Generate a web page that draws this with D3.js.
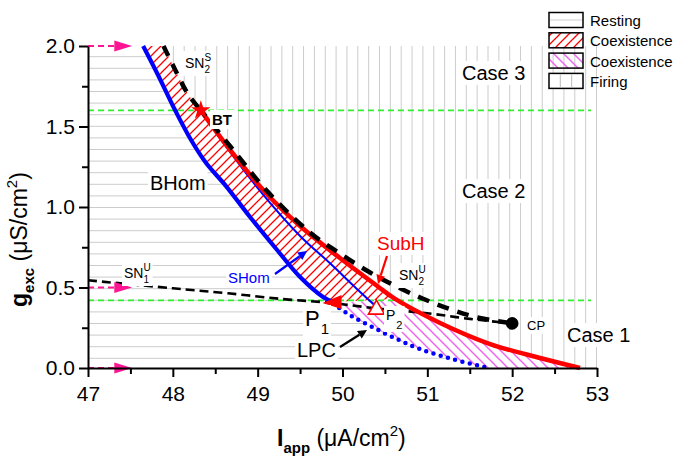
<!DOCTYPE html>
<html><head><meta charset="utf-8">
<script src="https://cdn.jsdelivr.net/npm/d3@7"></script>
<style>
body{margin:0;background:#fff;}
svg{display:block;font-family:"Liberation Sans",Arial,Helvetica,sans-serif;}
</style>
</head><body>
<svg id="c" width="675" height="456"></svg>
<script>
// ---------------- data ----------------
const xTicks = [47, 48, 49, 50, 51, 52, 53];
const xMinor = [47.5, 48.5, 49.5, 50.5, 51.5, 52.5];
const yTicks = [0, 0.5, 1.0, 1.5, 2.0];
const yMinor = [0.25, 0.75, 1.25, 1.75];
const bhom = [[47.65,2.0],[47.825,1.82],[48.026,1.602],[48.215,1.416],[48.392,1.273],[48.627,1.13],[48.91,0.938],[49.229,0.733],[49.50,0.565],[49.771,0.441],[49.889,0.41]];
const subH = [[48.33,1.60],[48.675,1.354],[49.087,1.093],[49.50,0.882],[49.97,0.683],[50.41,0.509],[50.62,0.429],[51.15,0.28],[51.74,0.149],[52.33,0.062],[52.80,0.0]];
const shom = [[48.33,1.60],[48.675,1.342],[49.03,1.099],[49.50,0.82],[49.85,0.652],[50.17,0.491],[50.40,0.38]];
const sn2s = [[47.89,2.0],[48.03,1.85],[48.18,1.70],[48.33,1.60]];
const sn2u = [[48.33,1.60],[48.70,1.362],[49.10,1.105],[49.62,0.84],[49.93,0.725],[50.27,0.61],[50.62,0.51],[50.95,0.43],[51.27,0.365],[51.58,0.315],[52.0,0.277]];
const sn1u = [[47.0,0.545],[48.0,0.495],[48.65,0.464],[49.3,0.428],[49.85,0.405],[50.4,0.37],[51.0,0.34],[51.5,0.305],[52.0,0.277]];
const lpc = [[49.89,0.40],[50.1,0.325],[50.35,0.255],[50.6,0.19],[50.9,0.12],[51.3,0.055],[51.72,0.0]];
const P1 = [49.87, 0.41], P2 = [50.40, 0.372], CP = [52.0, 0.277], BT = [48.33, 1.60];
const greenLevels = [1.6, 0.42];
const arrowLevels = [2.0, 0.5, 0.0];
const legendItems = ["Resting", "Coexistence", "Coexistence", "Firing"];

// ---------------- setup ----------------
const svg = d3.select("#c");
const x = d3.scaleLinear().domain([47, 53]).range([88, 597]);
const y = d3.scaleLinear().domain([0, 2]).range([368, 46]);
const line = d3.line().x(d => x(d[0])).y(d => y(d[1])).curve(d3.curveCatmullRom.alpha(0.5));
const straight = d3.line().x(d => x(d[0])).y(d => y(d[1]));
const cont = p => p.replace(/^M/, "L");
const rev = a => a.slice().reverse();

const defs = svg.append("defs");
const pr = defs.append("pattern").attr("id","hatchRed").attr("patternUnits","userSpaceOnUse").attr("width",9).attr("height",9);
pr.append("path").attr("d","M-2,2 L2,-2 M0,9 L9,0 M7,11 L11,7").attr("stroke","#ff0000").attr("stroke-width",1.3);
const pp = defs.append("pattern").attr("id","hatchPink").attr("patternUnits","userSpaceOnUse").attr("width",10).attr("height",10);
pp.append("path").attr("d","M-2,8 L2,12 M0,0 L10,10 M8,-2 L12,2").attr("stroke","#ee66ee").attr("stroke-width",1.5);

const iRedSplit = 6;
const restPath = straight([[47,2],bhom[0]]) + cont(line(bhom)) + cont(line(lpc)) + cont(straight([[lpc[lpc.length-1][0],0],[47,0]])) + "Z";
const redPath = line(bhom) + cont(straight([bhom[bhom.length-1], subH[iRedSplit]])) + cont(line(rev(subH.slice(0, iRedSplit+1)))) + cont(line(rev(sn2s))) + "Z";
const pinkPath = line(lpc) + cont(line(rev(subH.slice(iRedSplit)))) + cont(straight([subH[iRedSplit], lpc[0]])) + "Z";
const firePath = line(sn2s) + cont(line(subH)) + cont(straight([[53,0],[53,2]])) + "Z";

defs.append("clipPath").attr("id","clipRest").append("path").attr("d", restPath);
defs.append("clipPath").attr("id","clipFire").append("path").attr("d", firePath);

const gRest = svg.append("g").attr("clip-path","url(#clipRest)");
d3.range(358.3, 45, -11.6).forEach(py => {
  gRest.append("line").attr("x1",88).attr("x2",597).attr("y1",py).attr("y2",py).attr("stroke","#cccccc").attr("stroke-width",1);
});
const gFire = svg.append("g").attr("clip-path","url(#clipFire)");
d3.range(596.5, 88, -10.85).forEach(px => {
  gFire.append("line").attr("x1",px).attr("x2",px).attr("y1",46).attr("y2",368).attr("stroke","#cccccc").attr("stroke-width",1);
});
svg.append("path").attr("d", redPath).attr("fill","url(#hatchRed)");
svg.append("path").attr("d", pinkPath).attr("fill","url(#hatchPink)");

greenLevels.forEach(g => {
  svg.append("line").attr("x1",x(47)).attr("x2",x(52.93)).attr("y1",y(g)).attr("y2",y(g))
    .attr("stroke","#33ee33").attr("stroke-width",1.6).attr("stroke-dasharray","6,4");
});

svg.append("path").attr("d", line(sn1u)).attr("fill","none").attr("stroke","#000").attr("stroke-width",2.6).attr("stroke-dasharray","9,5");
svg.append("path").attr("d", line(lpc)).attr("fill","none").attr("stroke","#0000ff").attr("stroke-width",4.5).attr("stroke-linecap","round").attr("stroke-dasharray","0,7.5");
svg.append("path").attr("d", line(shom)).attr("fill","none").attr("stroke","#0000ff").attr("stroke-width",2);
svg.append("path").attr("d", line(bhom)).attr("fill","none").attr("stroke","#0000ff").attr("stroke-width",4.2);
svg.append("path").attr("d", line(subH)).attr("fill","none").attr("stroke","#ff0000").attr("stroke-width",4.5);
svg.append("path").attr("d", line(sn2s)).attr("fill","none").attr("stroke","#000").attr("stroke-width",4.5).attr("stroke-dasharray","11,9");
svg.append("path").attr("d", line(sn2u)).attr("fill","none").attr("stroke","#000").attr("stroke-width",4.5).attr("stroke-dasharray","12,9").attr("stroke-dashoffset",4);

svg.append("circle").attr("cx",x(CP[0])).attr("cy",y(CP[1])).attr("r",6.3).attr("fill","#000");
svg.append("path").attr("d", d3.symbol(d3.symbolStar).size(115)()).attr("transform",`translate(${x(BT[0])},${y(BT[1])})`).attr("fill","#ff0000");
{
  const cx = x(P1[0]), cy = y(P1[1]);
  svg.append("path").attr("d",`M${cx-9},${cy+1} L${cx+10},${cy-7} L${cx+10},${cy+7} Z`).attr("fill","#ff0000");
  const px = x(P2[0]), py = y(P2[1]);
  svg.append("path").attr("d",`M${px},${py-8} L${px+8},${py+6} L${px-8},${py+6} Z`).attr("fill","#fff").attr("stroke","#ff0000").attr("stroke-width",1.6);
}

function arrow(x1,y1,x2,y2,color,w,hl,hw){
  const a = Math.atan2(y2-y1,x2-x1);
  const bx = x2 - hl*Math.cos(a), by = y2 - hl*Math.sin(a);
  svg.append("line").attr("x1",x1).attr("y1",y1).attr("x2",bx).attr("y2",by).attr("stroke",color).attr("stroke-width",w);
  const nx = -Math.sin(a)*hw, ny = Math.cos(a)*hw;
  svg.append("path").attr("d",`M${x2},${y2} L${bx+nx},${by+ny} L${bx-nx},${by-ny} Z`).attr("fill",color);
}
arrowLevels.forEach(g => {
  const yy = y(g);
  svg.append("line").attr("x1",x(47)).attr("x2",x(47.31)).attr("y1",yy).attr("y2",yy).attr("stroke","#ff1493").attr("stroke-width",2).attr("stroke-dasharray","6,4");
  svg.append("path").attr("d",`M${x(47.52)},${yy} L${x(47.31)},${yy-5.5} L${x(47.31)},${yy+5.5} Z`).attr("fill","#ff1493");
});
arrow(387,256,378,284,"#ff0000",2.2,9,4.5);
arrow(275,274,307,251,"#0000ff",2.2,9,4.5);
arrow(340,347,367,330,"#000",2.2,9,4.5);

const gLab = svg.append("g");
function rich(parent, x0, y0, parts, bg){
  const g = parent.append("g");
  let cx = x0, prevStart = x0;
  parts.forEach(p => {
    const px = p.stack ? prevStart : cx + (p.dx||0);
    const el = g.append("text").attr("x",px).attr("y",y0+(p.dy||0)).attr("font-size",p.size)
      .attr("font-weight",p.bold?"bold":"normal").attr("fill",p.color||"#000").style("white-space","pre").text(p.t);
    const w = el.node().getComputedTextLength();
    prevStart = px;
    cx = Math.max(cx, px + w);
  });
  if (bg) {
    const b = g.node().getBBox();
    g.insert("rect",":first-child").attr("x",b.x-2).attr("y",b.y-1).attr("width",b.width+4).attr("height",b.height+2).attr("fill","#fff");
  }
  return g;
}
rich(gLab, 462, 80, [{t:"Case 3", size:20}], true);
rich(gLab, 462, 198, [{t:"Case 2", size:20}], true);
rich(gLab, 567, 342, [{t:"Case 1", size:20}], true);
rich(gLab, 150, 190, [{t:"BHom", size:20}], true);
rich(gLab, 377, 250, [{t:"SubH", size:19, color:"#ff0000"}], true);
rich(gLab, 228, 283, [{t:"SHom", size:15, color:"#0000ff"}], true);
rich(gLab, 185, 68, [{t:"SN", size:14},{t:"2", size:10, dy:5},{t:"S", size:10, dy:-7, stack:true}], true);
rich(gLab, 399, 280, [{t:"SN", size:14},{t:"2", size:10, dy:5},{t:"U", size:10, dy:-7, stack:true}], true);
rich(gLab, 124, 278, [{t:"SN", size:14},{t:"1", size:10, dy:5},{t:"U", size:10, dy:-7, stack:true}], true);
rich(gLab, 212, 125, [{t:"BT", size:15, bold:true}], true);
rich(gLab, 305, 326, [{t:"P", size:22},{t:"1", size:15, dy:8, dx:1}], true);
rich(gLab, 386, 320, [{t:"P", size:14},{t:"2", size:11, dy:9, dx:1}], true);
rich(gLab, 297, 357, [{t:"LPC", size:20}], true);
rich(gLab, 527, 330, [{t:"CP", size:13}], true);

function styleAxis(g){
  g.select(".domain").attr("stroke","#000").attr("stroke-width",2);
  g.selectAll(".tick line").attr("stroke","#000").attr("stroke-width",2);
  g.selectAll(".tick text").attr("font-size",21).attr("fill","#000").attr("font-family",'"Liberation Sans",Arial,sans-serif');
}
const gx = svg.append("g").attr("transform",`translate(0,${y(0)})`)
  .call(d3.axisBottom(x).tickValues(xTicks).tickSize(9).tickSizeOuter(0).tickPadding(9).tickFormat(d3.format("d")));
styleAxis(gx);
const gxm = svg.append("g").attr("transform",`translate(0,${y(0)})`)
  .call(d3.axisBottom(x).tickValues(xMinor).tickSize(6).tickSizeOuter(0).tickFormat(""));
gxm.select(".domain").remove(); styleAxis(gxm);
const gy = svg.append("g").attr("transform",`translate(${x(47)},0)`)
  .call(d3.axisLeft(y).tickValues(yTicks).tickSize(9).tickSizeOuter(0).tickPadding(4).tickFormat(d3.format(".1f")));
styleAxis(gy);
const gym = svg.append("g").attr("transform",`translate(${x(47)},0)`)
  .call(d3.axisLeft(y).tickValues(yMinor).tickSize(6).tickSizeOuter(0).tickFormat(""));
gym.select(".domain").remove(); styleAxis(gym);

rich(svg, 277, 446, [{t:"I", size:23, bold:true},{t:"app", size:15, bold:true, dy:7},{t:"\u00A0(\u03BCA/cm", size:23},{t:"2", size:15, dy:-10},{t:")", size:23}], false);
const gyt = svg.append("g").attr("transform","translate(27,307) rotate(-90)");
rich(gyt, 0, 0, [{t:"g", size:23, bold:true},{t:"exc", size:15, bold:true, dy:7},{t:"\u00A0(\u03BCS/cm", size:23},{t:"2", size:15, dy:-10},{t:")", size:23}], false);

const lg = svg.append("g");
const sw = [0, 20.3, 40.6, 60.9];
legendItems.forEach((name, i) => {
  const yy = 12.5 + sw[i];
  const fill = i === 1 ? "url(#hatchRed)" : i === 2 ? "url(#hatchPink)" : "#fff";
  lg.append("rect").attr("x",549).attr("y",yy).attr("width",34).attr("height",15).attr("fill",fill).attr("stroke","#000").attr("stroke-width",1.5);
  if (i === 0) lg.append("line").attr("x1",550).attr("x2",582).attr("y1",yy+7.5).attr("y2",yy+7.5).attr("stroke","#cfcfcf");
  if (i === 3) [560.3, 571.7].forEach(px => lg.append("line").attr("x1",px).attr("x2",px).attr("y1",yy+1).attr("y2",yy+14).attr("stroke","#bbb"));
  lg.append("text").attr("x",590).attr("y",yy+13.5).attr("font-size",15).attr("fill","#000").text(name);
});
</script>
</body></html>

[Your task] Everything from the first line to the line with "const rev = a => a.slice().reverse();" must be repeated exactly, and nothing else. Leave the pictures out.

[Exercise solution]
Generate a web page that draws this with D3.js.
<!DOCTYPE html>
<html><head><meta charset="utf-8">
<script src="https://cdn.jsdelivr.net/npm/d3@7"></script>
<style>
body{margin:0;background:#fff;}
svg{display:block;font-family:"Liberation Sans",Arial,Helvetica,sans-serif;}
</style>
</head><body>
<svg id="c" width="675" height="456"></svg>
<script>
// ---------------- data ----------------
const xTicks = [47, 48, 49, 50, 51, 52, 53];
const xMinor = [47.5, 48.5, 49.5, 50.5, 51.5, 52.5];
const yTicks = [0, 0.5, 1.0, 1.5, 2.0];
const yMinor = [0.25, 0.75, 1.25, 1.75];
const bhom = [[47.65,2.0],[47.825,1.82],[48.026,1.602],[48.215,1.416],[48.392,1.273],[48.627,1.13],[48.91,0.938],[49.229,0.733],[49.50,0.565],[49.771,0.441],[49.889,0.41]];
const subH = [[48.33,1.60],[48.675,1.354],[49.087,1.093],[49.50,0.882],[49.97,0.683],[50.41,0.509],[50.62,0.429],[51.15,0.28],[51.74,0.149],[52.33,0.062],[52.80,0.0]];
const shom = [[48.33,1.60],[48.675,1.342],[49.03,1.099],[49.50,0.82],[49.85,0.652],[50.17,0.491],[50.40,0.38]];
const sn2s = [[47.89,2.0],[48.03,1.85],[48.18,1.70],[48.33,1.60]];
const sn2u = [[48.33,1.60],[48.70,1.362],[49.10,1.105],[49.62,0.84],[49.93,0.725],[50.27,0.61],[50.62,0.51],[50.95,0.43],[51.27,0.365],[51.58,0.315],[52.0,0.277]];
const sn1u = [[47.0,0.545],[48.0,0.495],[48.65,0.464],[49.3,0.428],[49.85,0.405],[50.4,0.37],[51.0,0.34],[51.5,0.305],[52.0,0.277]];
const lpc = [[49.89,0.40],[50.1,0.325],[50.35,0.255],[50.6,0.19],[50.9,0.12],[51.3,0.055],[51.72,0.0]];
const P1 = [49.87, 0.41], P2 = [50.40, 0.372], CP = [52.0, 0.277], BT = [48.33, 1.60];
const greenLevels = [1.6, 0.42];
const arrowLevels = [2.0, 0.5, 0.0];
const legendItems = ["Resting", "Coexistence", "Coexistence", "Firing"];

// ---------------- setup ----------------
const svg = d3.select("#c");
const x = d3.scaleLinear().domain([47, 53]).range([88, 597]);
const y = d3.scaleLinear().domain([0, 2]).range([368, 46]);
const line = d3.line().x(d => x(d[0])).y(d => y(d[1])).curve(d3.curveCatmullRom.alpha(0.5));
const straight = d3.line().x(d => x(d[0])).y(d => y(d[1]));
const cont = p => p.replace(/^M/, "L");
const rev = a => a.slice().reverse();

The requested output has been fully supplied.